I got one set of pads, that were so thick, they wouldn't retract all the way (or at all). There was a constant (slight) pressure on the disc, when they heated up they would sieze.
 
Lol I drowned the heep last week so that likely didnt help. Had new pads a month ago and worked fine till now. How do I get the calipers to release? Any way I can wire them open or something so I can drive (carefully) to work tomorrow? Parts houses are all closed for tonight! :(

Thanks
Ken
 
Take two small pry bar type tools, and try to push the inboard pad back. then remove the caliper, squeeze the pad all the way in, reassemble, and see if it does it again
 
As above, large clamp to push piston back in enough to remove caliper.

BUT

Do not just "see if it happens again", REPLACE the caliper. Sorry...I know its your DD and it sucks, but your life is not worth messing with, it may just decide to lockup again after a hard pedal stomp at highway speed......can you say "Hello Mr. Ditch"? I have had it happen to me....it ain't fun.

JMHO

Rev
 
I second rev's sentiment. I bought new calipers for the front, they're CHEAP. For my 87 they're about $30 a piece, come with new guide pins all lubed up.
Chances are you're looking at doing caliper, and rotor on that side, and pads on both sides. The caliper is probably warped from that amount of heat and then stopping with the pads engaged.
 
87manche said:
I second rev's sentiment. I bought new calipers for the front, they're CHEAP. For my 87 they're about $30 a piece, come with new guide pins all lubed up.
Chances are you're looking at doing caliper, and rotor on that side, and pads on both sides. The caliper is probably warped from that amount of heat and then stopping with the pads engaged.

Follow up:

Ok took all your great advice and replacing pads, rotor and caliper on bad side. The pads have less than 500 miles on them is it still necessary to replace the other side? (I have them anyway) and someone else told me to be sure and check the wheel bearing as it may have overheated. I didnt drive it far at all, maybe 1/4 mile at very low speed then stopped and had it towed. It never got red hot just hot enough to smoke a little. I will at least repack the wheel bearing if it looks ok.

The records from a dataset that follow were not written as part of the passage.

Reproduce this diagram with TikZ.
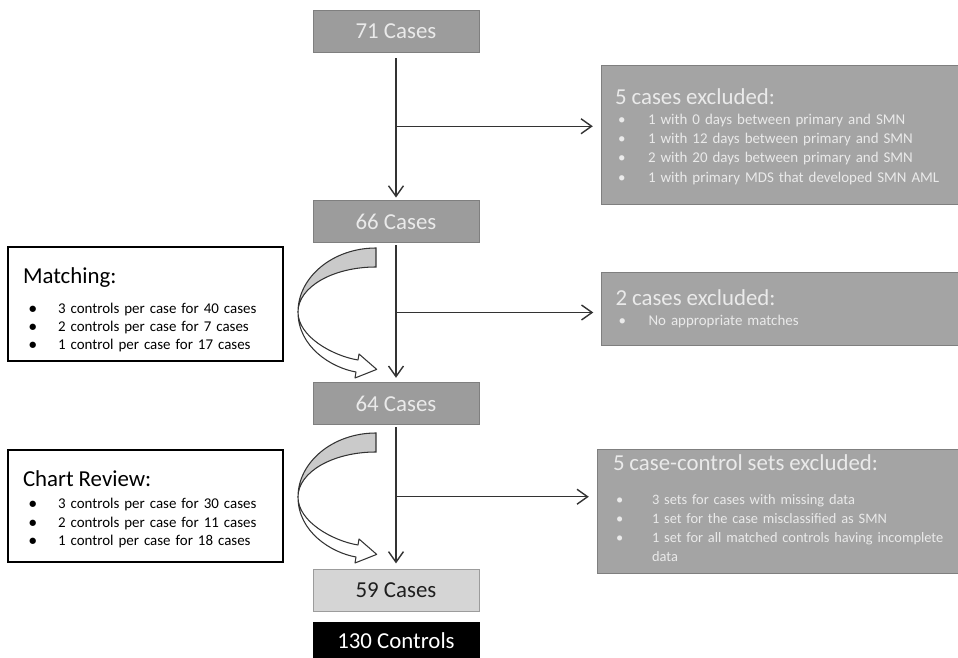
\documentclass[tikz,border=0pt]{standalone}
\usepackage{fontspec}
\setmainfont{Carlito}
\usetikzlibrary{arrows.meta,calc}

\definecolor{boxgray}{HTML}{9C9C9C}
\definecolor{boxedge}{HTML}{7F7F7F}
\definecolor{exgray}{HTML}{A4A4A4}
\definecolor{paletext}{HTML}{EAEAEA}
\definecolor{lightbox}{HTML}{D5D5D5}
\definecolor{backface}{HTML}{CACACA}
\definecolor{linegray}{HTML}{333333}

\newcommand{\hd}{\fontsize{13}{15}\selectfont}
\newcommand{\exbul}[1][0.6cm]{\hspace*{0.06cm}\makebox[#1][l]{\textbullet}}
\newcommand{\nbul}{\hspace*{0.12cm}\makebox[0.58cm][l]{\textbf{\textbullet}}}

\tikzset{
  countbox/.style={draw=boxedge, fill=boxgray, text=paletext, minimum width=3.32cm,
    minimum height=0.84cm, inner sep=0pt, font=\fontsize{13}{15}\selectfont},
  exbox/.style={draw=boxedge, fill=exgray, text=paletext, text width=6.92cm,
    inner xsep=0.28cm, inner ysep=0pt, align=left, font=\fontsize{8.5}{11}\selectfont},
  notebox/.style={draw=black, line width=0.8pt, fill=white, text width=4.9cm,
    inner xsep=0.3cm, inner ysep=0pt, align=left, font=\fontsize{8.5}{10.8}\selectfont},
  flow/.style={draw=linegray, line width=0.8pt, -{Straight Barb[length=6pt,width=8.5pt]}},
  twistarrow/.pic={
    % back of the band
    \draw[linegray, line width=0.6pt, fill=backface] (0,0) .. controls (-43,0) and (-78,29) .. (-78,64)
      .. controls (-78,39) and (-43,19) .. (0,19) -- cycle;
    % front of the band and head
    \draw[linegray, line width=0.6pt, fill=white, line join=round] (-78,64)
      .. controls (-78,99) and (-44.6,119.7) .. (-20,124) -- (-21,130) -- (0.7,121.4)
      -- (-17,106) -- (-18,112) .. controls (-42.6,108) and (-78,89) .. (-78,64) -- cycle;
  }
}

\begin{document}
\begin{tikzpicture}[x=0.02cm, y=-0.02cm]
  \useasboundingbox (0,0) rectangle (958,658);

  \node[countbox] (c71) at (396,31) {71 Cases};
  \node[countbox] (c66) at (396,221.5) {66 Cases};
  \node[countbox] (c64) at (396,403.5) {64 Cases};
  \node[countbox, fill=lightbox, draw=boxgray, text=black!88] (c59) at (396,590) {59 Cases};
  \node[countbox, fill=black, draw=black, text=white, minimum height=0.76cm] (ctl) at (396,641) {130 Controls};

  \node[exbox, minimum height=2.78cm] (ex1) at (788,134.5) {{\hd\rule{0pt}{11.5pt}5 cases excluded:}\\[0.3pt]
    \exbul 1 with 0 days between primary and SMN\\
    \exbul 1 with 12 days between primary and SMN\\
    \exbul 2 with 20 days between primary and SMN\\
    \exbul 1 with primary MDS that developed SMN AML};
  \node[exbox, minimum height=1.46cm] (ex2) at (788.5,308.5) {{\hd 2 cases excluded:}\\[0.3pt]
    \exbul No appropriate matches};
  \node[exbox, inner xsep=0.32cm, minimum height=2.48cm, font=\fontsize{8.2}{10.8}\selectfont] (ex3) at (786,511)
    {{\hd 5 case-control sets excluded:}\\[8.5pt]
    \exbul[0.72cm]3 sets for cases with missing data\\
    \exbul[0.72cm]1 set for the case misclassified as SMN\\
    \exbul[0.72cm]1 set for all matched controls having incomplete\\
    \hspace*{0.78cm}data\rule[-3.1pt]{0pt}{0pt}};

  \node[notebox, minimum height=2.28cm, font=\fontsize{8.5}{10.2}\selectfont] (match) at (145.5,304)
    {{\hd\rule{0pt}{16pt}Matching:}\\[6.8pt]
    \nbul 3 controls per case for 40 cases\\
    \nbul 2 controls per case for 7 cases\\
    \nbul 1 control per case for 17 cases};
  \node[notebox, minimum height=2.24cm] (chart) at (145.5,506)
    {{\hd\rule{0pt}{13pt}Chart Review:}\\[1.5pt]
    \nbul 3 controls per case for 30 cases\\
    \nbul 2 controls per case for 11 cases\\
    \nbul 1 control per case for 18 cases};

  \coordinate (j1) at ($(c71.south)!0.5!(c66.north)$);
  \coordinate (j2) at ($(c66.south)!0.5!(c64.north)$);
  \coordinate (j3) at ($(c64.south)!0.5!(c59.north)$);

  \draw[flow, shorten <=3.5pt, shorten >=1.5pt] (c71) -- (c66);
  \draw[flow, shorten <=1.5pt, shorten >=2.5pt] (c66) -- (c64);
  \draw[flow, shorten <=1.5pt, shorten >=3pt] (c64) -- (c59);
  \foreach \j/\ex in {j1/ex1, j2/ex2, j3/ex3}
    \draw[flow, shorten >=4.5pt] (\j) -- (\j -| \ex.west);

  \pic at (376,248) {twistarrow};
  \pic at (376,433) {twistarrow};
\end{tikzpicture}
\end{document}
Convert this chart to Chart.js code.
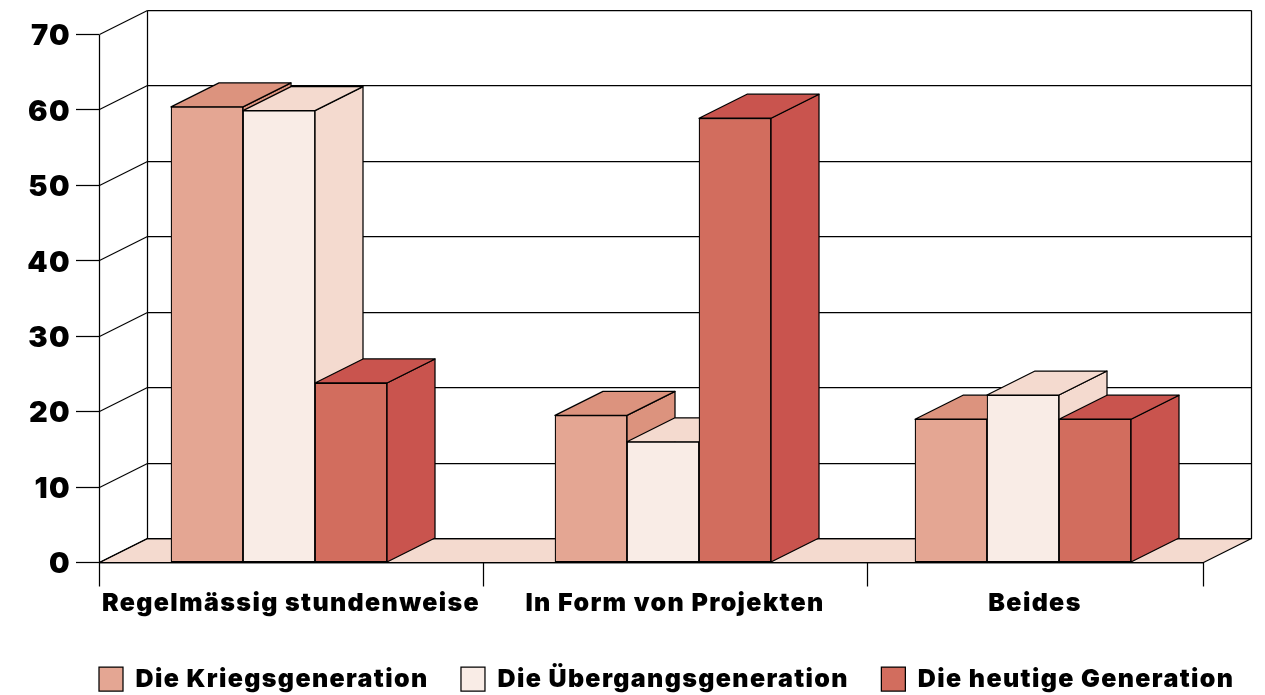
<!DOCTYPE html>
<html>
<head>
<meta charset="utf-8">
<style>
html, body { margin: 0; padding: 0; background: #fff; }
#wrap { width: 1265px; height: 695px; }
</style>
<script src="https://cdn.jsdelivr.net/npm/chart.js@4"></script>
</head>
<body>
<div id="wrap"><canvas id="c" width="1265" height="695"></canvas></div>
<script>
const categories = ['Regelmässig stundenweise', 'In Form von Projekten', 'Beides'];
const seriesNames = ['Die Kriegsgeneration', 'Die Übergangsgeneration', 'Die heutige Generation'];
const kriegsgeneration = [60.4, 19.5, 19.0];
const uebergangsgeneration = [59.9, 16.0, 22.2];
const heutigeGeneration = [23.8, 58.9, 19.0];
const yTicks = [0, 10, 20, 30, 40, 50, 60, 70];

// Pixel offsets along the category axis; the third category is narrower.
const AXIS_STOPS = [0, 384, 768, 1104];
const BAR_GROUP_CENTRES = [180, 564, 924];
const LABEL_CENTRES = [192, 576, 936];
const DEPTH_X = 48;
const DEPTH_Y = -24;
const INK = '#000';
const FLOOR = '#F4DACF';
const TICK_DROP = 24;
const FONT = 'Inter';
const TRACKING = '1.35px';
const AXIS_BAND = 132.5;
const LEGEND_LEFT = 66.5;
const LEGEND_TOP = 634;
const LEGEND_RIGHT = 1400;
const STROKE = 1.25;

const palette = [
  { front: '#E4A693', shade: '#DC937E' },
  { front: '#F9ECE6', shade: '#F4DACF' },
  { front: '#D26D5E', shade: '#C9544E' }
];

// Category scale whose groups sit at explicit offsets instead of even bands.
class GroupedCategoryScale extends Chart.CategoryScale {
  getPixelForValue(value) {
    return this.left + BAR_GROUP_CENTRES[Math.round(value)];
  }
  getPixelForTick(index) {
    return this.left + LABEL_CENTRES[index];
  }
}
GroupedCategoryScale.id = 'groupedCategory';
GroupedCategoryScale.defaults = Chart.CategoryScale.defaults;
Chart.register(GroupedCategoryScale);

const crisp = v => Math.round(v - 0.5) + 0.5;

function polygon(ctx, pts, fill) {
  ctx.beginPath();
  pts.forEach((p, i) => (i ? ctx.lineTo(p[0], p[1]) : ctx.moveTo(p[0], p[1])));
  ctx.closePath();
  if (fill) { ctx.fillStyle = fill; ctx.fill(); }
  ctx.stroke();
}

function line(ctx, x1, y1, x2, y2) {
  ctx.beginPath();
  ctx.moveTo(x1, y1);
  ctx.lineTo(x2, y2);
  ctx.stroke();
}

// Draws the back wall, side wall and floor, then every bar with its depth faces,
// left to right so nearer faces cover the ones behind them.
const projection = {
  id: 'projection',
  beforeUpdate(chart) {
    // Wider tracking for the heavy labels; text measurement picks this up too.
    chart.ctx.letterSpacing = TRACKING;
  },
  afterLayout(chart) {
    chart.legend.left = LEGEND_LEFT;
    chart.legend.top = LEGEND_TOP;
    chart.legend.right = LEGEND_RIGHT;
  },
  beforeDatasetsDraw(chart) {
    const { ctx } = chart;
    const xs = chart.scales.x;
    const ys = chart.scales.y;
    const left = xs.left + 0.5;
    const right = xs.left + AXIS_STOPS[AXIS_STOPS.length - 1] + 0.5;
    const base = crisp(ys.getPixelForValue(0));

    ctx.save();
    ctx.strokeStyle = INK;
    ctx.lineWidth = STROKE;
    ctx.lineJoin = 'round';

    polygon(ctx, [
      [left, base], [left + DEPTH_X, base + DEPTH_Y],
      [right + DEPTH_X, base + DEPTH_Y], [right, base]
    ], FLOOR);

    yTicks.forEach(v => {
      const y = crisp(ys.getPixelForValue(v));
      line(ctx, left, y, left + DEPTH_X, y + DEPTH_Y);
      line(ctx, left + DEPTH_X, y + DEPTH_Y, right + DEPTH_X, y + DEPTH_Y);
    });
    const top = crisp(ys.getPixelForValue(yTicks[yTicks.length - 1]));
    line(ctx, left + DEPTH_X, top + DEPTH_Y, left + DEPTH_X, base + DEPTH_Y);
    line(ctx, right + DEPTH_X, top + DEPTH_Y, right + DEPTH_X, base + DEPTH_Y);
    line(ctx, left, top, left, base);

    AXIS_STOPS.forEach(stop => {
      const x = xs.left + stop + 0.5;
      line(ctx, x, base, x, base + TICK_DROP);
    });
    line(ctx, left, base, right, base);

    chart.data.datasets.forEach((ds, i) => {
      const meta = chart.getDatasetMeta(i);
      meta.data.forEach(bar => {
        const l = bar.x - bar.width / 2;
        const r = bar.x + bar.width / 2;
        const t = bar.y;
        const b = bar.base;
        const shade = palette[i].shade;
        polygon(ctx, [
          [r, t], [r + DEPTH_X, t + DEPTH_Y], [r + DEPTH_X, b + DEPTH_Y], [r, b]
        ], shade);
        polygon(ctx, [
          [l, t], [l + DEPTH_X, t + DEPTH_Y], [r + DEPTH_X, t + DEPTH_Y], [r, t]
        ], shade);
        bar.draw(ctx, chart.chartArea);
      });
    });
    ctx.restore();
    return false;
  }
};

new Chart(document.getElementById('c'), {
  type: 'bar',
  plugins: [projection],
  data: {
    labels: categories,
    datasets: [kriegsgeneration, uebergangsgeneration, heutigeGeneration].map((values, i) => ({
      label: seriesNames[i],
      data: values,
      backgroundColor: palette[i].front,
      borderColor: INK,
      borderWidth: STROKE,
      borderSkipped: false,
      barThickness: 72
    }))
  },
  options: {
    responsive: false,
    animation: false,
    events: [],
    layout: { padding: { left: 0, right: 0, top: 34.5, bottom: 0 } },
    scales: {
      x: {
        type: 'groupedCategory',
        grid: { display: false },
        border: { display: false },
        ticks: {
          autoSkip: false,
          maxRotation: 0,
          padding: 18,
          color: INK,
          font: { family: FONT, weight: '900', size: 25 }
        },
        afterFit(scale) { scale.height = AXIS_BAND - scale.chart.legend.height; }
      },
      y: {
        min: 0,
        max: 70,
        afterBuildTicks(scale) { scale.ticks = yTicks.map(value => ({ value })); },
        grid: { drawOnChartArea: false, tickLength: 23, tickColor: INK, tickWidth: STROKE },
        border: { display: false },
        ticks: {
          padding: 5,
          labelOffset: 2,
          color: INK,
          font: { family: FONT, weight: '900', size: 29 }
        },
        afterFit(scale) { scale.width = 99; }
      },
      depthGutter: {
        type: 'linear',
        position: 'right',
        display: true,
        grid: { display: false },
        border: { display: false },
        ticks: { display: false },
        afterFit(scale) { scale.width = 62; }
      }
    },
    plugins: {
      tooltip: { enabled: false },
      legend: {
        position: 'bottom',
        align: 'start',
        labels: {
          boxWidth: 24,
          boxHeight: 24,
          padding: 32.5,
          color: INK,
          font: { family: FONT, weight: '900', size: 25 }
        }
      }
    }
  }
});
</script>
</body>
</html>
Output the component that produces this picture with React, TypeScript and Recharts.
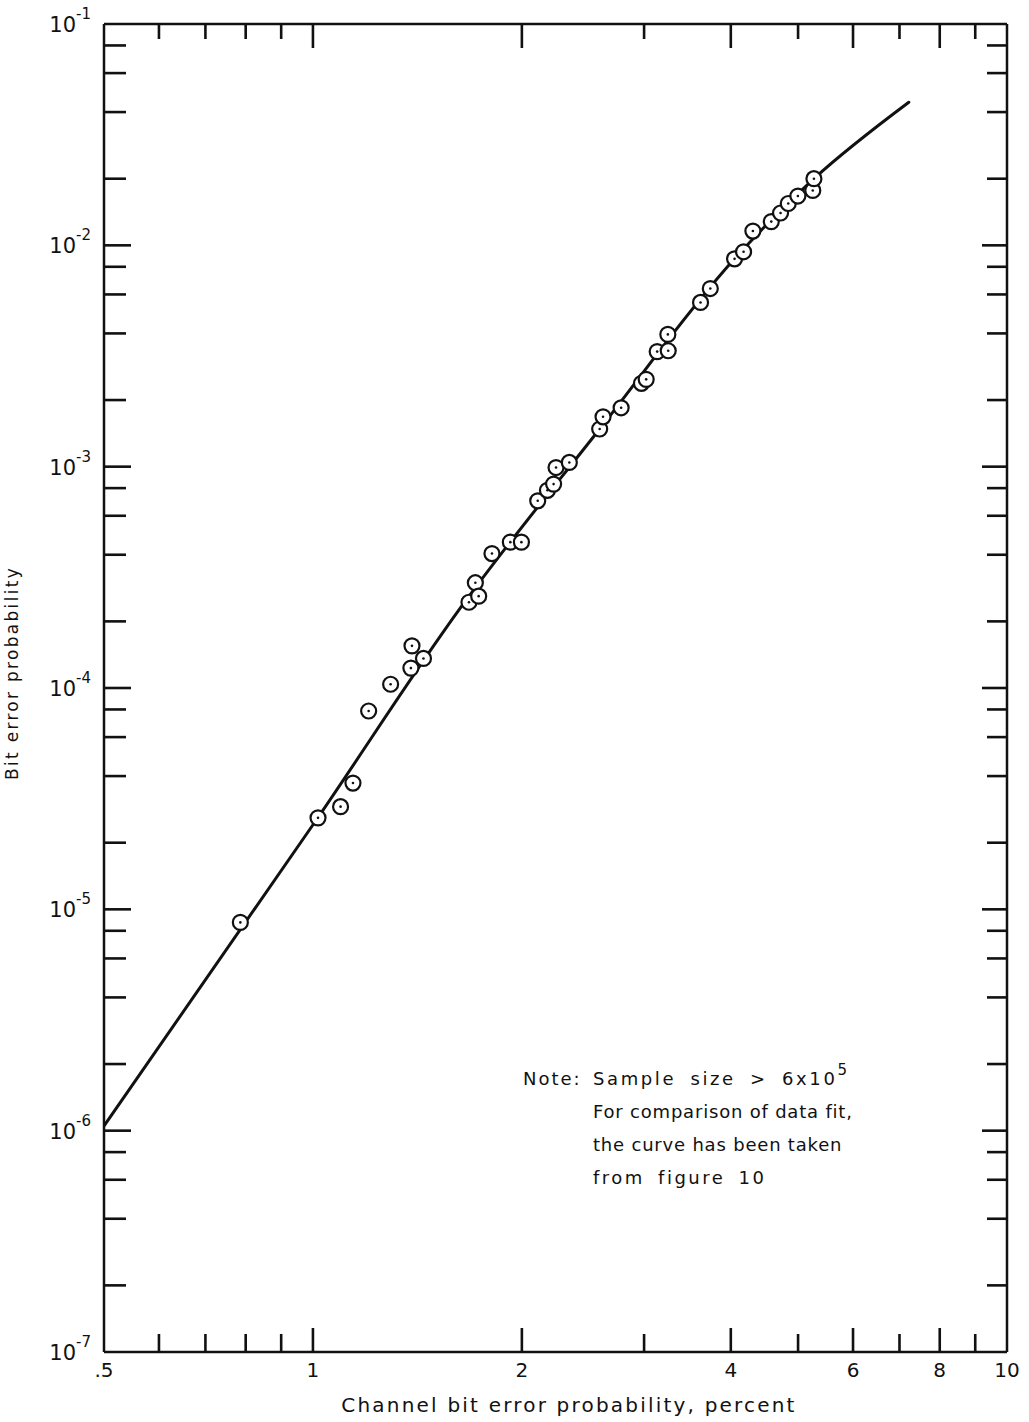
import { ComposedChart, Line, Scatter, XAxis, YAxis, Customized } from "recharts"

// measured points: channel bit error probability (percent) vs bit error probability
const pointX = [
  0.786, 1.017, 1.096, 1.142, 1.203, 1.294, 1.384, 1.389, 1.443, 1.678, 1.714, 1.733, 1.811, 1.925,
  1.997, 2.108, 2.177, 2.222, 2.24, 2.341, 2.589, 2.618, 2.78, 2.974, 3.021, 3.133, 3.25, 3.246,
  3.618, 3.737, 4.05, 4.173, 4.304, 4.575, 4.718, 4.84, 4.997, 5.25, 5.27,
]
const pointY = [
  8.73e-6, 2.59e-5, 2.91e-5, 3.72e-5, 7.87e-5, 1.04e-4, 1.23e-4, 1.55e-4, 1.36e-4, 2.44e-4, 2.99e-4,
  2.6e-4, 4.05e-4, 4.56e-4, 4.56e-4, 7.01e-4, 7.82e-4, 8.34e-4, 9.91e-4, 1.045e-3, 1.48e-3, 1.68e-3,
  1.845e-3, 2.38e-3, 2.48e-3, 3.31e-3, 3.34e-3, 3.96e-3, 5.52e-3, 6.38e-3, 8.69e-3, 9.35e-3, 1.16e-2,
  1.28e-2, 1.4e-2, 1.545e-2, 1.67e-2, 1.77e-2, 2.0e-2,
]

// curve taken from figure 10
const curveX = [0.5, 1.017, 1.631, 2.589, 4.05, 5.27, 7.22]
const curveY = [1.05e-6, 2.6e-5, 2.3e-4, 1.48e-3, 8.69e-3, 2.0e-2, 4.43e-2]

// axis ticks
const xTicks = [0.5, 0.6, 0.7, 0.8, 0.9, 1, 2, 3, 4, 5, 6, 7, 8, 9, 10]
const xMajor = [1, 2, 4, 6, 8]
const xLabels: { [k: string]: string } = { "0.5": ".5", "1": "1", "2": "2", "4": "4", "6": "6", "8": "8", "10": "10" }
const yExponents = [-7, -6, -5, -4, -3, -2, -1]
const yMultipliers = [1, 2, 4, 6, 8]

const pointData = pointX.map((x, i) => ({ x, y: pointY[i] }))
const curveData = curveX.map((x, i) => ({ x, y: curveY[i] }))

const yTicks: number[] = []
yExponents.forEach((e) => {
  yMultipliers.forEach((m) => {
    if (e === -1 && m > 1) return
    yTicks.push(Number((m * Math.pow(10, e)).toPrecision(3)))
  })
})

const FONT = "'DejaVu Sans', sans-serif"
const STROKE = "#111"

const isDecade = (v: number) => Math.abs(Math.log10(v) - Math.round(Math.log10(v))) < 1e-6

const BottomTick = (props: any) => {
  const { x, y, payload } = props
  const v = payload.value
  const len = xMajor.includes(v) ? 24 : 18
  const label = xLabels[String(v)]
  const edge = v === 0.5 || v === 10
  return (
    <g>
      {!edge && <line x1={x} x2={x} y1={y} y2={y - len} stroke={STROKE} strokeWidth={2.6} />}
      {label && (
        <text x={x} y={y + 25} textAnchor="middle" fontSize={20} fontFamily={FONT} fill={STROKE}>
          {label}
        </text>
      )}
    </g>
  )
}

const TopTick = (props: any) => {
  const { x, y, payload } = props
  const v = payload.value
  if (v === 0.5 || v === 10) return <g />
  const len = xMajor.includes(v) ? 24 : 15
  return <line x1={x} x2={x} y1={y} y2={y + len} stroke={STROKE} strokeWidth={2.6} />
}

const LeftTick = (props: any) => {
  const { x, y, payload } = props
  const v = payload.value
  const major = isDecade(v)
  const edge = v === 1e-7 || v === 0.1
  const exp = Math.round(Math.log10(v))
  return (
    <g>
      {!edge && <line x1={x} x2={x + (major ? 27 : 22)} y1={y} y2={y} stroke={STROKE} strokeWidth={2.6} />}
      {major && (
        <text x={x - 13} y={y + 8} textAnchor="end" fontSize={21} fontFamily={FONT} fill={STROKE}>
          10
          <tspan dy={-13} fontSize={15}>
            {"-" + Math.abs(exp)}
          </tspan>
        </text>
      )}
    </g>
  )
}

const RightTick = (props: any) => {
  const { x, y, payload } = props
  const v = payload.value
  if (v === 1e-7 || v === 0.1) return <g />
  const len = isDecade(v) ? 25 : 20
  return <line x1={x} x2={x - len} y1={y} y2={y} stroke={STROKE} strokeWidth={2.6} />
}

const Ring = (props: any) => {
  const { cx, cy } = props
  return (
    <g>
      <circle cx={cx} cy={cy} r={7.5} fill="#fff" stroke={STROKE} strokeWidth={2.2} />
      <circle cx={cx} cy={cy} r={1.3} fill={STROKE} />
    </g>
  )
}

const Texts = () => (
  <g fontFamily={FONT} fill={STROKE}>
    <text x={569} y={1412} textAnchor="middle" fontSize={20} letterSpacing={2.2}>
      Channel bit error probability, percent
    </text>
    <text
      x={18}
      y={673}
      textAnchor="middle"
      fontSize={17}
      letterSpacing={2.3}
      transform="rotate(-90, 18, 673)"
    >
      Bit error probability
    </text>
    <g fontSize={18} letterSpacing={0.8}>
      <text x={523} y={1085} letterSpacing={2}>
        Note:
      </text>
      <text x={593} y={1085} letterSpacing={2.6} wordSpacing={6}>
        Sample size &gt; 6x10
        <tspan dy={-10} fontSize={15}>
          5
        </tspan>
      </text>
      <text x={593} y={1118}>For comparison of data fit,</text>
      <text x={593} y={1151}>the curve has been taken</text>
      <text x={593} y={1184} letterSpacing={2.5} wordSpacing={5}>
        from figure 10
      </text>
    </g>
  </g>
)

export default function App() {
  return (
    <div style={{ position: "absolute", left: 0, top: 0, width: 1029, height: 1422, background: "#fff" }}>
      <ComposedChart width={1029} height={1422} margin={{ top: 4, right: 2, bottom: 40, left: 74 }}>
        <XAxis
          xAxisId="b"
          dataKey="x"
          type="number"
          scale="log"
          domain={[0.5, 10]}
          allowDataOverflow
          ticks={xTicks}
          interval={0}
          height={30}
          tickSize={0}
          tickMargin={0}
          tick={<BottomTick />}
          axisLine={{ stroke: STROKE, strokeWidth: 2.5 }}
        />
        <XAxis
          xAxisId="t"
          orientation="top"
          dataKey="x"
          type="number"
          scale="log"
          domain={[0.5, 10]}
          allowDataOverflow
          ticks={xTicks}
          interval={0}
          height={20}
          tickSize={0}
          tickMargin={0}
          tick={<TopTick />}
          axisLine={{ stroke: STROKE, strokeWidth: 2.5 }}
        />
        <YAxis
          yAxisId="l"
          dataKey="y"
          type="number"
          scale="log"
          domain={[1e-7, 1e-1]}
          allowDataOverflow
          ticks={yTicks}
          interval={0}
          width={30}
          tickSize={0}
          tickMargin={0}
          tick={<LeftTick />}
          axisLine={{ stroke: STROKE, strokeWidth: 2.5 }}
        />
        <YAxis
          yAxisId="r"
          orientation="right"
          dataKey="y"
          type="number"
          scale="log"
          domain={[1e-7, 1e-1]}
          allowDataOverflow
          ticks={yTicks}
          interval={0}
          width={20}
          tickSize={0}
          tickMargin={0}
          tick={<RightTick />}
          axisLine={{ stroke: STROKE, strokeWidth: 2.5 }}
        />
        <Line
          xAxisId="b"
          yAxisId="l"
          data={curveData}
          dataKey="y"
          type="monotone"
          stroke={STROKE}
          strokeWidth={3}
          strokeLinecap="round"
          dot={false}
          activeDot={false}
          isAnimationActive={false}
        />
        <Scatter
          xAxisId="b"
          yAxisId="l"
          data={pointData}
          dataKey="y"
          shape={<Ring />}
          isAnimationActive={false}
        />
        <Customized component={<Texts />} />
      </ComposedChart>
    </div>
  )
}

Sound good enough hopefully?

Many thanks,
Ken
 
The good news is that you should always replace pads l&r side when doing brakes. The bad news is that if you do have 4wheel drive, those bearings are not a sevice item. If there is play in it, or making some noises, it must be replaced. They run about 140-160 each side, and you'll need a 13 mm. socket 1/2 drive to remove the bearing (3 bolts)This would be better done with air tools. Good luck!
 
Got real lucky with brakes no damage to rotor or pads. Did not over heat as I stopped as soon as it started smoking. No glazing or cracking. Caliper sprang a leak and pistons stuck. Thats was it. Replacing caliper tomorrow. Wheel bearings are fine no issues at all. Thanks again.